Adventurer | Sydney Martinez
Since opening in November 2011, Campo has quickly climbed the ranks of the most popular eateries in Reno. Though most new restaurants experience an initial phase of inflated visitation, it is safe to say that Campo’s popularity can be attributed to more than honeymoon allure. That is because what lies beyond the usually full dining room and charming décor is an unmistakable passion for the community…and really good food.
“Buy great products, and don’t screw them up,” says owner and executive chef Mark Estee, in an exaggeratedly simplified synopsis of his culinary philosophy. The former owner of Truckee, California’s perennial favorite Moody’s Bistro & Lounge, Estee’s passion and acclaim for culinary art finds a new stage at Campo, in the heart of Reno’s Riverwalk District, a location he describes as a “downtown anchor spot.”
Wood-fired pizzas, homemade pastas, and house-cured meats are the stars of the gastronomic show. Estee makes twice-weekly trips to Great Basin Community Food Co-op and utilizes all the organic and locally sourced food he can find. Among the few exceptions to Campo’s reliance on local food are tomatoes for pizza and other sauces and flour for house-made pastas and pizza dough, both imported from Italy to ensure that Italian classics are prepared with the most authentic ingredients available.
Exposed laminated beams, recycled tabletops, dark-stained concrete floors, a warm color palate, and the ever-present scent of hardwoods burning in the pizza oven create a rustic-meets-industrial ambiance that is both hip and relaxing. Community seating near the bar accentuates the restaurant’s trendy neighborhood-eatery feel. Outside, bold neon lends a retro charm in the two locally designed and built signs: one above the restaurant’s entrance facing the Truckee River and the other, a bright-pink pig, on the Sierra Street side of the eatery. The pig is lit whenever Campo’s chefs are butchering meats for the restaurant’s signature house-cured salumi, savory Italian meats such as pancetta, prosciutto, and salami.
The menu at Campo changes daily. You read that right; there is a new menu every day. The longevity of some offerings ensures a handful of favorites hang around for a long time, but you can expect at least a few different items on each visit. On that ever-changing menu, it is hard to find anything that isn’t delicious—it is also hard to write about anything three months in advance without guarantee that it will be on hand when readers visit for themselves.

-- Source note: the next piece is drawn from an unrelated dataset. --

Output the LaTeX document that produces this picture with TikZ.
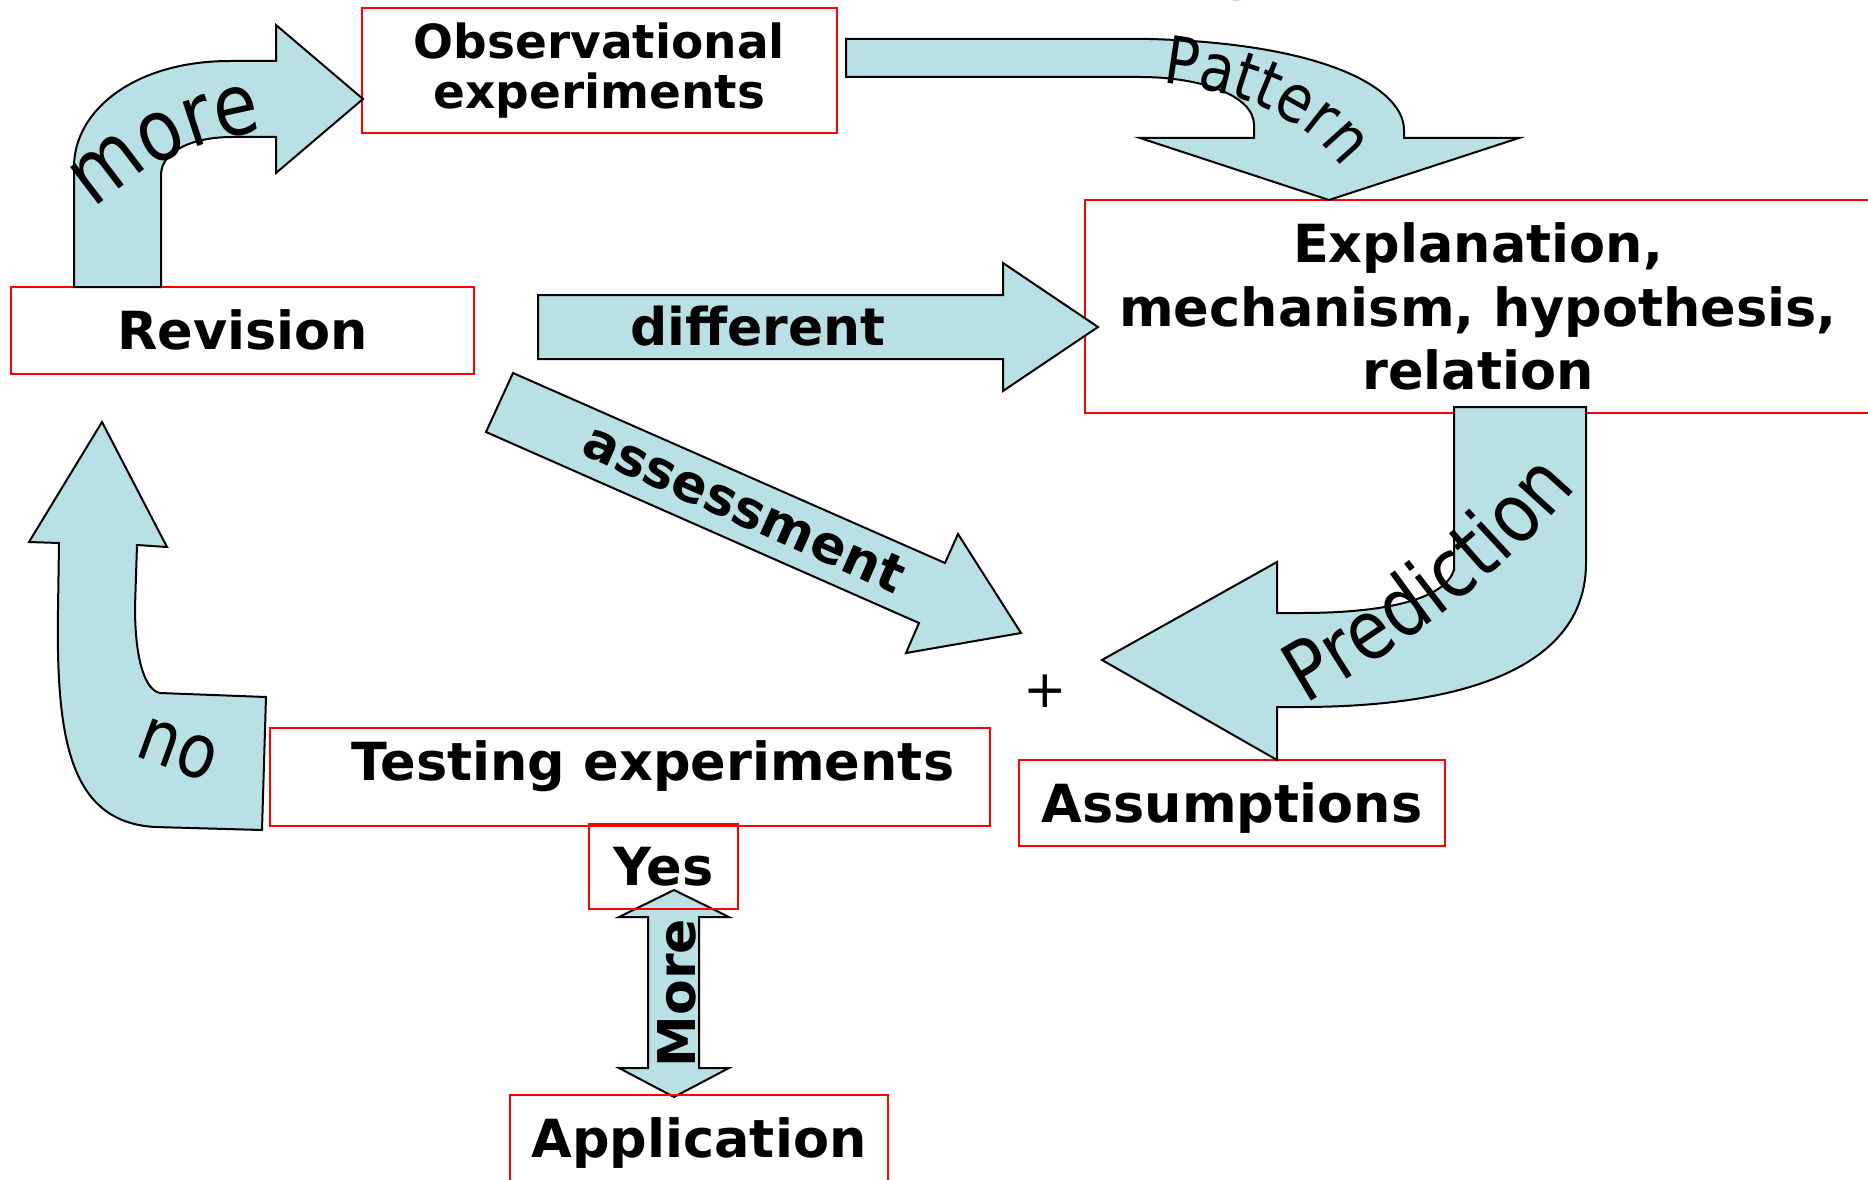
\documentclass[tikz,border=0pt]{standalone}
\usepackage{fontspec}
\setsansfont{DejaVu Sans}
\newfontfamily\bendfont{DejaVu Sans}[FakeStretch=0.85]
\usetikzlibrary{decorations.text}

\definecolor{arrowblue}{RGB}{185,224,228}
\definecolor{boxred}{RGB}{255,0,0}

\begin{document}
\begin{tikzpicture}[x=1pt, y=1pt,
    box/.style={draw=boxred, line width=2.2pt, rectangle, inner sep=0pt,
        font=\sffamily\bfseries\fontsize{52.5}{63.5}\selectfont},
    oneline/.style={text height=38pt, text depth=0pt},
    bigarrow/.style={draw=black, line width=2pt, fill=arrowblue},
    tag/.style={inner sep=0pt, font=\sffamily\bfseries\fontsize{52}{52}\selectfont}]
    \useasboundingbox (0,0) rectangle (1868,-1180);

    % Boxes
    \node[box, minimum width=475pt, minimum height=125pt, align=center,
          font=\sffamily\bfseries\fontsize{47}{50}\selectfont] (ObsExp) at (599.5,-70.5) {Observational\\experiments};
    \node[box, minimum width=786pt, minimum height=213pt, align=center] (Explain) at (1478,-306.5) {Explanation,\\mechanism, hypothesis,\\relation};
    \node[box, oneline, minimum width=463pt, minimum height=87pt] (Revision) at (242.5,-330.5) {Revision};
    \node[box, minimum width=720pt, minimum height=98pt, text height=38pt, text depth=32pt] (Testing) at (630,-777) {\hspace*{46pt}Testing experiments};
    \node[box, oneline, minimum width=426pt, minimum height=86pt] (Assume) at (1232,-803) {Assumptions};

    % Block arrows
    \draw[bigarrow] (74,-287) -- (74,-167) .. controls (74,-110) and (135,-61) .. (230,-61) -- (276,-61) -- (276,-25) -- (363,-99)
        -- (276,-173) -- (276,-137) -- (232,-137) .. controls (195,-137) and (161,-150) .. (161,-175) -- (161,-287) -- cycle;
    \draw[bigarrow] (846,-39) -- (1150,-39) .. controls (1330,-44) and (1404,-90) .. (1404,-130) -- (1404,-138) -- (1519,-138)
        -- (1329,-200) -- (1140,-138) -- (1254,-138) -- (1254,-125) .. controls (1254,-95) and (1200,-77) .. (1140,-77) -- (846,-77) -- cycle;
    \draw[bigarrow] (538,-295) -- (1003,-295) -- (1003,-263) -- (1098,-327) -- (1003,-391) -- (1003,-359) -- (538,-359) -- cycle;
    \draw[bigarrow] (513,-373) -- (945,-563) -- (958,-534) -- (1021,-633) -- (906,-653) -- (919,-623) -- (486,-432) -- cycle;
    \draw[bigarrow] (1454,-407) -- (1586,-407) -- (1586,-563) .. controls (1586,-665) and (1470,-707) .. (1300,-707) -- (1277,-707)
        -- (1277,-760) -- (1102,-660) -- (1277,-562) -- (1277,-613) -- (1300,-613) .. controls (1390,-613) and (1445,-598) .. (1454,-570) -- cycle;
    \draw[bigarrow] (102,-422) -- (167,-547) -- (137,-545) -- (135,-607) .. controls (135,-660) and (145,-690) .. (160,-693) -- (266,-697)
        -- (262,-830) -- (155,-827) .. controls (70,-822) and (56,-740) .. (58,-610) -- (59,-543) -- (29,-542) -- cycle;
    \draw[bigarrow] (674,-890) -- (729,-917) -- (699,-917) -- (699,-1068) -- (729,-1068) -- (674,-1097) -- (619,-1068)
        -- (648,-1068) -- (648,-917) -- (619,-917) -- cycle;

    \node[box, oneline, minimum width=149pt, minimum height=85pt] (Yes) at (663.5,-866.5) {Yes};
    \node[box, oneline, minimum width=378pt, minimum height=86pt] (Apply) at (699,-1138) {Application};

    % Labels
    \node[tag, anchor=base] (Different) at (758,-345) {different};
    \node[tag, rotate=-24, text height=29pt, text depth=0pt] (Assessment) at (743,-511) {assessment};
    \node[tag, rotate=90, text height=38pt, text depth=0pt] (MoreTag) at (676,-993) {More};
    \node[inner sep=0pt, font=\sffamily\fontsize{52}{52}\selectfont] (Plus) at (1045,-691) {+};
    \node[inner sep=0pt, rotate=-20, font=\bendfont\fontsize{75}{75}\selectfont] (No) at (178,-750) {no};
    \node[tag, anchor=base west, text=boxred] (Title) at (1228,10) {y};

    % Bent labels
    \path[decorate, decoration={text along path, text align=center,
        text={|\bendfont\fontsize{85}{85}\selectfont|more}}] (72,-236) .. controls (122,-176) and (187,-136) .. (297,-126);
    \path[decorate, decoration={text along path, text align=center,
        text={|\bendfont\fontsize{66}{66}\selectfont|Pattern}}] (1095,-79) .. controls (1255,-80) and (1345,-130) .. (1370,-230);
    \path[decorate, decoration={text along path, text align=center,
        text={|\bendfont\fontsize{82}{82}\selectfont|Prediction}}] (1244,-737) .. controls (1364,-677) and (1524,-572) .. (1619,-432);
\end{tikzpicture}
\end{document}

A selection of house-cured meats sits aside pizza bread, cheeses, and house mustard in the popular Campo Salumi Board appetizer—a staple of the restaurant’s respective brunch, lunch, “tweener,” and dinner menus.
I’m fairly certain that the ubiquitous V.P.N. Margherita Pizza will be available on every menu indefinitely. V.P.N. is a title bestowed by the Associazione Vera Pizza Napoletana and designates the pie as a genuine Neapolitan pizza. In other words, it’s the real deal. Fresh basil harmonizes with sweet, attention-grabbing tomato sauce and creamy, comforting house mozzarella. The thin crust has just the right amount of oven char on the bottom and small dough bubbles atop the pie. The satisfying crunch and char are courtesy of the beautifully rustic Cirigliano Forni brick oven, which delivers 750 to 1000 degrees of pizza-perfecting heat.
Like the tomatoes and flour for the dough, the oven also hails from Italia. More innovative pizza creations utilize Campo’s cured meats, such as a creative pie topped with clams and mussels. The subtle flavor of the plump and juicy shellfish combines with decadently salty house-made braised pancetta for a savory taste uncommon to most pizzas. Sweet tomato sauce and generous slices of garlic cloves balance the pie’s savory flavors.
Another of my favorites that seems like a relatively permanent menu fixture is thick and satisfying pappardelle with wild boar bolognese and delicate oro antico pecorino, a hard cheese made from sheep’s milk. A generous portion of hearty and meaty sauce sticks to the impossibly fresh inch-wide pasta, ensuring uniform flavor throughout the filling Italian comfort-food dish.
Desserts, as unpredictably transient as their entrée counterparts, run the entire sweets spectrum. Chocolate pistachio tart with blood orange sorbetto, a delightful mix of savory and acidic flavors, delights diners’ palates in every bite with its contrasting kinds of sweetness.
Estee is quick to point out that he could not put everything at Campo together on his own and is effusive in his praise of general manager Giancarlo Pellegrino, who worked with him at Moody’s Bistro, co-executive chef Arturo D. Moscoso, and his entire staff. And Estee’s passion for the restaurant is as evident in his actions as his words. Following our lunchtime interview he excuses himself, washes his hands, and ties on an apron to jump behind the line and help at the height of the lunch rush.